## Short problem
Skip the pictures and quote all of the lines exactly.

--- begin ---

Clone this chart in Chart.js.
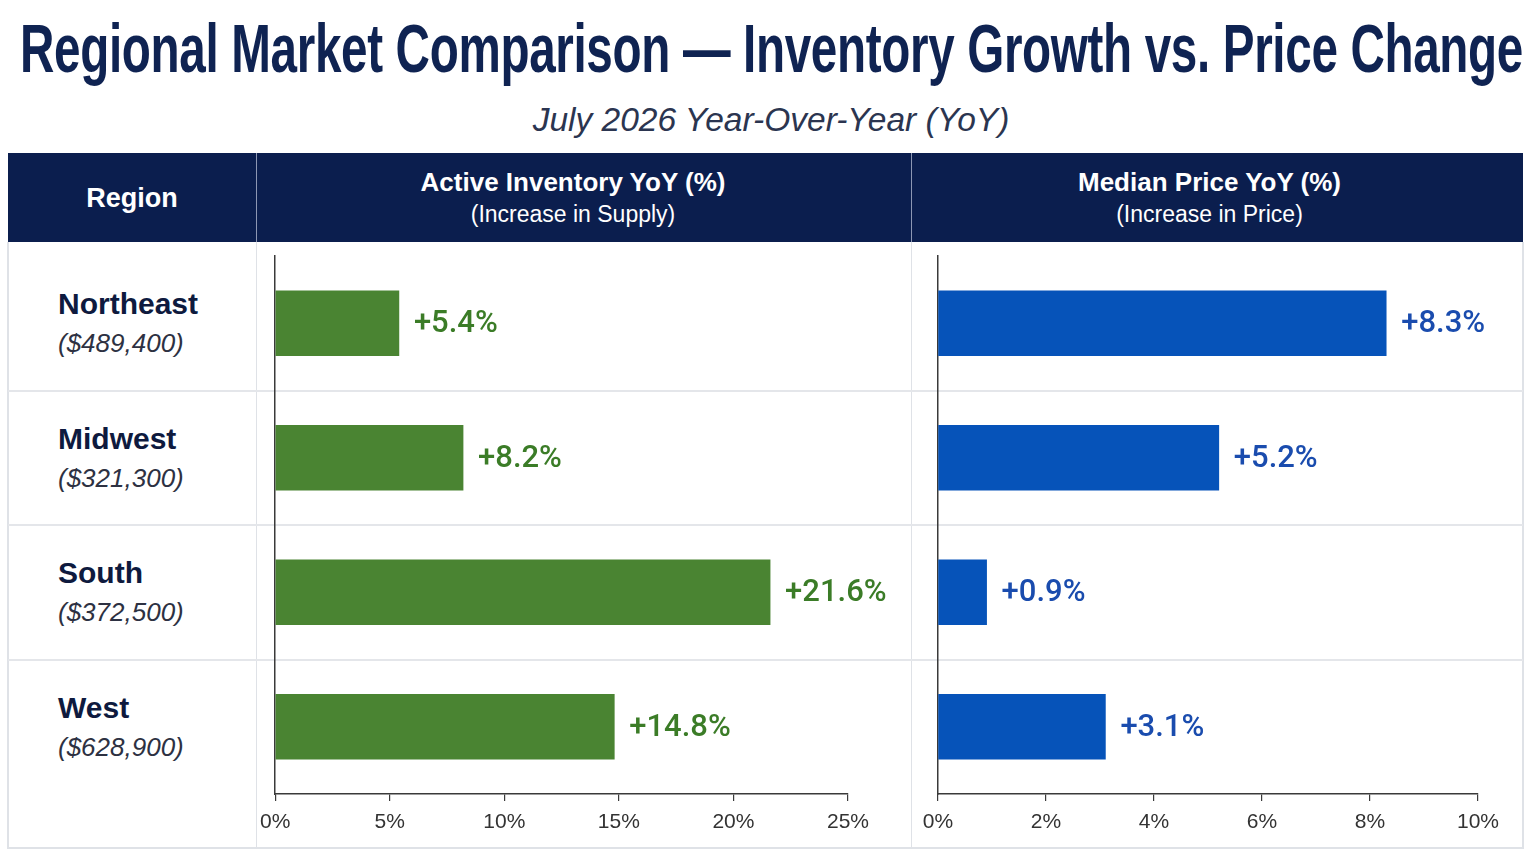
<!DOCTYPE html>
<html>
<head>
<meta charset="utf-8">
<script src="https://cdn.jsdelivr.net/npm/chart.js@4.4.0/dist/chart.umd.min.js"></script>
<style>
  html, body { margin: 0; padding: 0; background: #fff; }
  body { width: 1536px; height: 850px; position: relative; overflow: hidden; font-family: "Liberation Sans", Arial, sans-serif; }
  #title { position: absolute; left: 20px; top: 14px; white-space: nowrap; transform-origin: 0 0;
           font-family: "Liberation Sans", Arial, sans-serif; font-weight: bold;
           font-size: 68px; line-height: 68px; color: #0f2352; letter-spacing: -0.5px; }
  #subtitle { position: absolute; left: 0; top: 103px; width: 1542px; text-align: center; font-style: italic;
              font-size: 33.5px; line-height: 33px; color: #2b3550; }
  .hdr { position: absolute; top: 153px; height: 89px; background: #0b1e4e; color: #fff; display: flex;
         flex-direction: column; justify-content: center; align-items: center; text-align: center; box-sizing: border-box; }
  .hdr b { font-size: 26px; line-height: 32px; }
  .hdr i { font-style: normal; font-size: 23px; line-height: 32px; }
  .frame { position: absolute; background: #dfe2e7; }
  .sep { position: absolute; left: 8px; width: 1515px; height: 2px; background: #e4e6ea; }
  .region { position: absolute; left: 58px; width: 190px; color: #0e1a3e; }
  .region .nm { position: absolute; left: 0; top: -38px; font-weight: bold; font-size: 30px; line-height: 38px; white-space: nowrap; }
  .region .px { position: absolute; left: 0; top: 3px; font-style: italic; font-size: 26px; line-height: 34px; color: #2d3142; white-space: nowrap; }
  canvas { position: absolute; }
</style>
</head>
<body>
<div id="title">Regional Market Comparison — Inventory Growth vs. Price Change</div>
<div id="subtitle">July 2026 Year-Over-Year (YoY)</div>

<div class="hdr" style="left:8px;width:248px;"><b style="font-size:27px">Region</b></div>
<div class="hdr" style="left:257px;width:654px;padding-right:22px;"><b>Active Inventory YoY (%)</b><i>(Increase in Supply)</i></div>
<div class="hdr" style="left:912px;width:611px;padding-right:16px;"><b>Median Price YoY (%)</b><i>(Increase in Price)</i></div>
<div class="frame" style="left:256px;top:153px;width:1px;height:89px;background:#8d97b3"></div>
<div class="frame" style="left:911px;top:153px;width:1px;height:89px;background:#8d97b3"></div>

<div class="frame" style="left:7px;top:242px;width:2px;height:607px"></div>
<div class="frame" style="left:1522px;top:242px;width:2px;height:607px"></div>
<div class="frame" style="left:7px;top:847px;width:1517px;height:2px"></div>
<div class="frame" style="left:256px;top:242px;width:1px;height:606px"></div>
<div class="frame" style="left:911px;top:242px;width:1px;height:606px"></div>

<div id="rows"></div>

<canvas id="invChart" width="660" height="606" style="left:251px;top:242px;width:660px;height:606px"></canvas>
<canvas id="priceChart" width="611" height="606" style="left:912px;top:242px;width:611px;height:606px"></canvas>

<script>
// --- dados ---
const regions = ['Northeast', 'Midwest', 'South', 'West'];
const medianPrices = ['($489,400)', '($321,300)', '($372,500)', '($628,900)'];
const inventoryYoY = [5.4, 8.2, 21.6, 14.8];   // Active Inventory YoY (%)
const priceYoY = [8.3, 5.2, 0.9, 3.1];         // Median Price YoY (%)
const inventoryTicks = [0, 5, 10, 15, 20, 25];
const priceTicks = [0, 2, 4, 6, 8, 10];

// rótulos "+x.x%" ao fim de cada barra
const valueLabels = {
    id: 'valueLabels',
    afterDatasetsDraw(chart, args, opts) {
        const c = chart.ctx;
        const meta = chart.getDatasetMeta(0);
        c.save();
        c.font = '500 31px Roboto, "Liberation Sans", sans-serif';
        c.fillStyle = opts.color;
        c.textAlign = 'left';
        c.textBaseline = 'middle';
        meta.data.forEach((bar, i) => {
            const v = chart.data.datasets[0].data[i];
            c.fillText('+' + v.toFixed(1) + '%', bar.x + 15, bar.y + 1);
        });
        c.restore();
    }
};

function makeChart(id, values, ticks, barColor, labelColor, padLeft, padRight) {
    return new Chart(document.getElementById(id), {
        type: 'bar',
        data: {
            labels: regions,
            datasets: [{
                data: values,
                backgroundColor: barColor,
                borderWidth: 0,
                barThickness: 65
            }]
        },
        options: {
            indexAxis: 'y',
            responsive: false,
            animation: false,
            layout: { padding: { left: padLeft, right: padRight, top: 14, bottom: 0 } },
            scales: {
                x: {
                    min: ticks[0],
                    max: ticks[ticks.length - 1],
                    afterBuildTicks: s => { s.ticks = ticks.map(v => ({ value: v })); },
                    afterFit: s => { s.height = 54; },
                    grid: { display: true, drawOnChartArea: false, drawTicks: true, tickLength: 7, color: '#3a3a3a', lineWidth: 1.2 },
                    border: { display: true, color: '#3a3a3a', width: 1.5 },
                    ticks: {
                        padding: 9,
                        color: '#333',
                        font: { family: '"Liberation Sans", Arial, sans-serif', size: 21 },
                        callback: v => v + '%'
                    }
                },
                y: {
                    afterFit: s => { s.width = 0; },
                    grid: { display: false },
                    border: { display: true, color: '#3a3a3a', width: 1.5 },
                    ticks: { display: false }
                }
            },
            plugins: {
                legend: { display: false },
                tooltip: { enabled: false },
                valueLabels: { color: labelColor }
            }
        },
        plugins: [valueLabels]
    });
}

const invChart = makeChart('invChart', inventoryYoY, inventoryTicks, '#4a8432', '#3b7c27', 0, 63);
const priceChart = makeChart('priceChart', priceYoY, priceTicks, '#0653b9', '#1a4cae', 26, 45);

// linhas da tabela + nomes das regiões, alinhados à escala do gráfico
const rowsEl = document.getElementById('rows');
const yScale = invChart.scales.y;
const top0 = 242;
regions.forEach((name, i) => {
    const cy = top0 + yScale.getPixelForValue(i);
    const d = document.createElement('div');
    d.className = 'region';
    d.style.top = cy + 'px';
    d.innerHTML = '<div class="nm">' + name + '</div><div class="px">' + medianPrices[i] + '</div>';
    rowsEl.appendChild(d);
    if (i < regions.length - 1) {
        const s = document.createElement('div');
        s.className = 'sep';
        s.style.top = (top0 + (yScale.getPixelForValue(i) + yScale.getPixelForValue(i + 1)) / 2 - 1) + 'px';
        rowsEl.appendChild(s);
    }
});

// título estreito: ajusta a largura ao da referência (x 20..1523)
function fitTitle() {
    const t = document.getElementById('title');
    t.style.transform = 'none';
    const w = t.getBoundingClientRect().width;
    t.style.transform = 'scaleX(' + (1503 / w) + ')';
}
fitTitle();
if (document.fonts && document.fonts.ready) document.fonts.ready.then(fitTitle);
</script>
</body>
</html>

--- end ---

## Full solution
Clone this chart in Chart.js.
<!DOCTYPE html>
<html>
<head>
<meta charset="utf-8">
<script src="https://cdn.jsdelivr.net/npm/chart.js@4.4.0/dist/chart.umd.min.js"></script>
<style>
  html, body { margin: 0; padding: 0; background: #fff; }
  body { width: 1536px; height: 850px; position: relative; overflow: hidden; font-family: "Liberation Sans", Arial, sans-serif; }
  #title { position: absolute; left: 20px; top: 14px; white-space: nowrap; transform-origin: 0 0;
           font-family: "Liberation Sans", Arial, sans-serif; font-weight: bold;
           font-size: 68px; line-height: 68px; color: #0f2352; letter-spacing: -0.5px; }
  #subtitle { position: absolute; left: 0; top: 103px; width: 1542px; text-align: center; font-style: italic;
              font-size: 33.5px; line-height: 33px; color: #2b3550; }
  .hdr { position: absolute; top: 153px; height: 89px; background: #0b1e4e; color: #fff; display: flex;
         flex-direction: column; justify-content: center; align-items: center; text-align: center; box-sizing: border-box; }
  .hdr b { font-size: 26px; line-height: 32px; }
  .hdr i { font-style: normal; font-size: 23px; line-height: 32px; }
  .frame { position: absolute; background: #dfe2e7; }
  .sep { position: absolute; left: 8px; width: 1515px; height: 2px; background: #e4e6ea; }
  .region { position: absolute; left: 58px; width: 190px; color: #0e1a3e; }
  .region .nm { position: absolute; left: 0; top: -38px; font-weight: bold; font-size: 30px; line-height: 38px; white-space: nowrap; }
  .region .px { position: absolute; left: 0; top: 3px; font-style: italic; font-size: 26px; line-height: 34px; color: #2d3142; white-space: nowrap; }
  canvas { position: absolute; }
</style>
</head>
<body>
<div id="title">Regional Market Comparison — Inventory Growth vs. Price Change</div>
<div id="subtitle">July 2026 Year-Over-Year (YoY)</div>

<div class="hdr" style="left:8px;width:248px;"><b style="font-size:27px">Region</b></div>
<div class="hdr" style="left:257px;width:654px;padding-right:22px;"><b>Active Inventory YoY (%)</b><i>(Increase in Supply)</i></div>
<div class="hdr" style="left:912px;width:611px;padding-right:16px;"><b>Median Price YoY (%)</b><i>(Increase in Price)</i></div>
<div class="frame" style="left:256px;top:153px;width:1px;height:89px;background:#8d97b3"></div>
<div class="frame" style="left:911px;top:153px;width:1px;height:89px;background:#8d97b3"></div>

<div class="frame" style="left:7px;top:242px;width:2px;height:607px"></div>
<div class="frame" style="left:1522px;top:242px;width:2px;height:607px"></div>
<div class="frame" style="left:7px;top:847px;width:1517px;height:2px"></div>
<div class="frame" style="left:256px;top:242px;width:1px;height:606px"></div>
<div class="frame" style="left:911px;top:242px;width:1px;height:606px"></div>

<div id="rows"></div>

<canvas id="invChart" width="660" height="606" style="left:251px;top:242px;width:660px;height:606px"></canvas>
<canvas id="priceChart" width="611" height="606" style="left:912px;top:242px;width:611px;height:606px"></canvas>

<script>
// --- dados ---
const regions = ['Northeast', 'Midwest', 'South', 'West'];
const medianPrices = ['($489,400)', '($321,300)', '($372,500)', '($628,900)'];
const inventoryYoY = [5.4, 8.2, 21.6, 14.8];   // Active Inventory YoY (%)
const priceYoY = [8.3, 5.2, 0.9, 3.1];         // Median Price YoY (%)
const inventoryTicks = [0, 5, 10, 15, 20, 25];
const priceTicks = [0, 2, 4, 6, 8, 10];

// rótulos "+x.x%" ao fim de cada barra
const valueLabels = {
    id: 'valueLabels',
    afterDatasetsDraw(chart, args, opts) {
        const c = chart.ctx;
        const meta = chart.getDatasetMeta(0);
        c.save();
        c.font = '500 31px Roboto, "Liberation Sans", sans-serif';
        c.fillStyle = opts.color;
        c.textAlign = 'left';
        c.textBaseline = 'middle';
        meta.data.forEach((bar, i) => {
            const v = chart.data.datasets[0].data[i];
            c.fillText('+' + v.toFixed(1) + '%', bar.x + 15, bar.y + 1);
        });
        c.restore();
    }
};

function makeChart(id, values, ticks, barColor, labelColor, padLeft, padRight) {
    return new Chart(document.getElementById(id), {
        type: 'bar',
        data: {
            labels: regions,
            datasets: [{
                data: values,
                backgroundColor: barColor,
                borderWidth: 0,
                barThickness: 65
            }]
        },
        options: {
            indexAxis: 'y',
            responsive: false,
            animation: false,
            layout: { padding: { left: padLeft, right: padRight, top: 14, bottom: 0 } },
            scales: {
                x: {
                    min: ticks[0],
                    max: ticks[ticks.length - 1],
                    afterBuildTicks: s => { s.ticks = ticks.map(v => ({ value: v })); },
                    afterFit: s => { s.height = 54; },
                    grid: { display: true, drawOnChartArea: false, drawTicks: true, tickLength: 7, color: '#3a3a3a', lineWidth: 1.2 },
                    border: { display: true, color: '#3a3a3a', width: 1.5 },
                    ticks: {
                        padding: 9,
                        color: '#333',
                        font: { family: '"Liberation Sans", Arial, sans-serif', size: 21 },
                        callback: v => v + '%'
                    }
                },
                y: {
                    afterFit: s => { s.width = 0; },
                    grid: { display: false },
                    border: { display: true, color: '#3a3a3a', width: 1.5 },
                    ticks: { display: false }
                }
            },
            plugins: {
                legend: { display: false },
                tooltip: { enabled: false },
                valueLabels: { color: labelColor }
            }
        },
        plugins: [valueLabels]
    });
}

const invChart = makeChart('invChart', inventoryYoY, inventoryTicks, '#4a8432', '#3b7c27', 0, 63);
const priceChart = makeChart('priceChart', priceYoY, priceTicks, '#0653b9', '#1a4cae', 26, 45);

// linhas da tabela + nomes das regiões, alinhados à escala do gráfico
const rowsEl = document.getElementById('rows');
const yScale = invChart.scales.y;
const top0 = 242;
regions.forEach((name, i) => {
    const cy = top0 + yScale.getPixelForValue(i);
    const d = document.createElement('div');
    d.className = 'region';
    d.style.top = cy + 'px';
    d.innerHTML = '<div class="nm">' + name + '</div><div class="px">' + medianPrices[i] + '</div>';
    rowsEl.appendChild(d);
    if (i < regions.length - 1) {
        const s = document.createElement('div');
        s.className = 'sep';
        s.style.top = (top0 + (yScale.getPixelForValue(i) + yScale.getPixelForValue(i + 1)) / 2 - 1) + 'px';
        rowsEl.appendChild(s);
    }
});

// título estreito: ajusta a largura ao da referência (x 20..1523)
function fitTitle() {
    const t = document.getElementById('title');
    t.style.transform = 'none';
    const w = t.getBoundingClientRect().width;
    t.style.transform = 'scaleX(' + (1503 / w) + ')';
}
fitTitle();
if (document.fonts && document.fonts.ready) document.fonts.ready.then(fitTitle);
</script>
</body>
</html>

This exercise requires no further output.